Artist: Hailu Mergia
Documentary: Far Off Sounds

“WASHINGTON, D.C. — Far Off Sounds, a revolutionary film series that explores music and the connections it creates between people and across cultures, have just released their fourth installment in the series – a portrait of the legendary Ethiopian musician Hailu Mergia.

Hailu Mergia was the leader of one of the biggest jazz funk bands in Ethiopia in the 1970?s. His band, The Walias Band, reached the pinnacle of success in Ethiopia, eventually being invited to play for the president. Their sound, a mixture of traditional Ethiopian melodies and American-inspired jazz and funk, struck a chord with Ethiopians across the spectrum. Having achieved celebrity status in his home country, Hailu wanted his band to grow. He arranged a U.S. tour for the Walias band, hoping to find international success. The tour did not match his vision of quick American success, and, met mostly with indifference in the States, the band fizzled.

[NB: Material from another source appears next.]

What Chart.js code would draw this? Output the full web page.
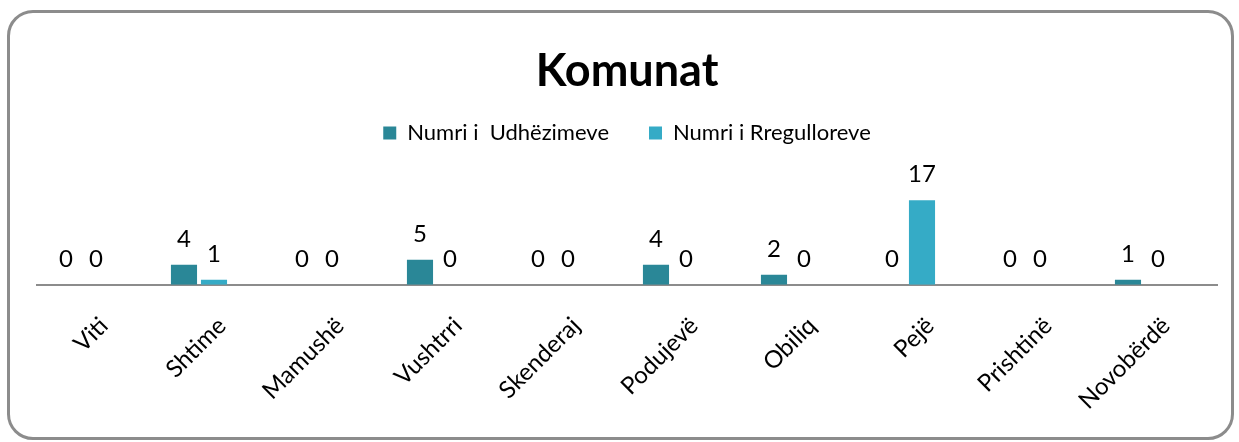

Hailu decided to stay in Washington DC, where they had originally landed in the States. And there he has remained. More recently, Hailu Mergia has been driving a taxi, shuttling visitors from the airport to their hotels and houses. What most of his passengers don’t know is that the friendly Ethiopian chatting with them about the weather or the Washington Monument has a full-sized electronic keyboard stashed away in his trunk, and when he’s waiting for customers, he sits in the back seat and practices. He has practiced every day since he came to the United States, not necessarily out of a nostalgia for lost glory, but because his love for music is at the level of a vital need. He cannot go a day without playing.

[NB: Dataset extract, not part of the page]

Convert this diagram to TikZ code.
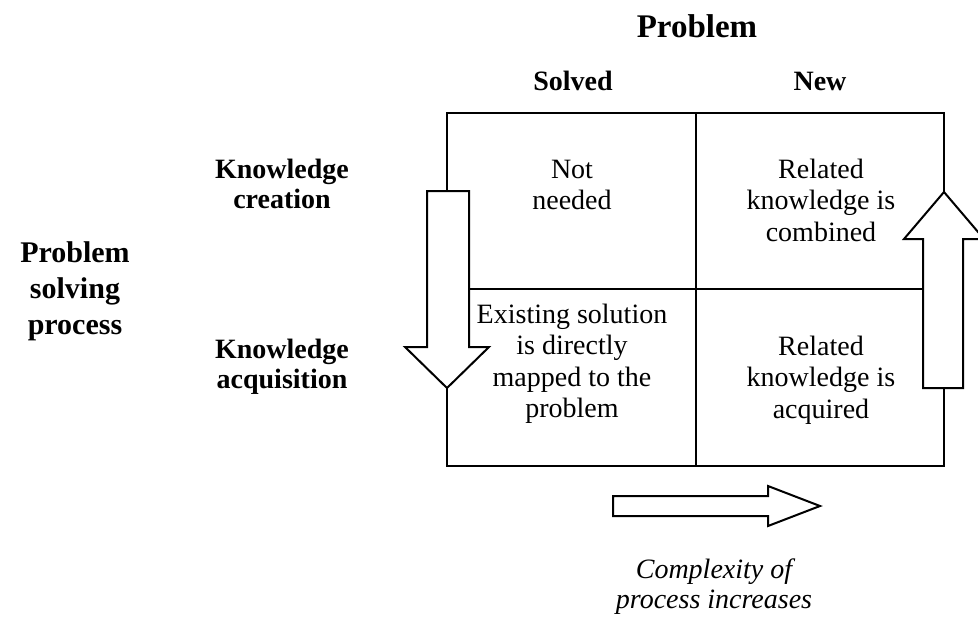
\documentclass[tikz,border=0pt]{standalone}
\usepackage{fontspec}
\setmainfont{Liberation Serif}
\begin{document}
\begin{tikzpicture}[x=1pt,y=-1pt,
  rule/.style={line width=2pt, line cap=rect},
  fatarrow/.style={draw, line width=2pt, fill=white, line join=miter},
  title/.style={font=\bfseries\fontsize{33}{36}\selectfont, inner sep=0},
  colhead/.style={font=\bfseries\fontsize{28}{30}\selectfont, inner sep=0},
  rowhead/.style={font=\bfseries\fontsize{28}{30}\selectfont, align=center, inner sep=0},
  sidehead/.style={font=\bfseries\fontsize{30}{36}\selectfont, align=center, inner sep=0},
  cell/.style={font=\fontsize{28}{31.5}\selectfont, align=center, inner sep=0},
  note/.style={font=\itshape\fontsize{28}{30}\selectfont, align=center, inner sep=0},
]
\useasboundingbox (0,0) rectangle (978,622);

% grid of the 2x2 matrix
\draw[rule] (447,113) -- (944,113);
\draw[rule] (447,466) -- (944,466);
\draw[rule] (696,113) -- (696,466);
\draw[rule] (447,113) -- (447,191);
\draw[rule] (447,388) -- (447,466);
\draw[rule] (944,113) -- (944,192);
\draw[rule] (944,388) -- (944,466);
\draw[rule] (469,289) -- (923,289);

% downward block arrow on the left edge
\draw[fatarrow] (427,191) -- (469,191) -- (469,347) -- (489,347) -- (447,388)
  -- (405,347) -- (427,347) -- cycle;
% upward block arrow on the right edge
\draw[fatarrow] (923,388) -- (963,388) -- (963,239) -- (984,239) -- (944,192)
  -- (904,239) -- (923,239) -- cycle;
% rightward block arrow below the matrix
\draw[fatarrow] (613,496) -- (768,496) -- (768,486) -- (820,506) -- (768,526)
  -- (768,516) -- (613,516) -- cycle;

% headings
\node[title] (problem) at (697,26) {Problem};
\node[colhead] (solved) at (573,81) {Solved};
\node[colhead] (new) at (820,81) {New};
\node[rowhead] (kcreate) at (282,184) {Knowledge\\creation};
\node[rowhead] (kacq) at (282,367) {Knowledge\\acquisition};
\node[sidehead] (process) at (75,291) {Problem\\solving\\process};

% cell contents
\node[cell] (c11) at (572,185) {Not\\needed};
\node[cell] (c12) at (821,200) {Related\\knowledge is\\combined};
\node[cell] (c21) at (572,364) {Existing solution\\is directly\\mapped to the\\problem};
\node[cell] (c22) at (821,380) {Related\\knowledge is\\acquired};

% caption under the arrow
\node[note] (complexity) at (714,587) {Complexity of\\process increases};
\end{tikzpicture}
\end{document}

Record label Awesome Tapes From Africa recently rediscovered Hailu’s music. Besides reissuing an album, this intrepid label has arranged shows in New York City and across Europe for Hailu, backup band included.

Available online, Far Off Sounds (www.faroffsounds.org) episodes are a hybrid of ethnographic documentary, music video and travelogue. The show’s creators, Nick George and Jacob Hurwitz-Goodman, both Detroit filmmakers, guide viewers through distant lands and hidden places close to home, exploring the beautiful, strange and varied ways that people use, play and connect with music around the world.

Audiences have gone on a heavy metal cruise aboard a 70,000-ton ship in the Caribbean, into an Appalachian church service featuring snake handling, and to the streets of Tampa, Florida for a generator-powered illegal noise show of experimental music. The Far Off Sounds series serves to connect music genres, cultures and people through intimate but discreet video storytelling.”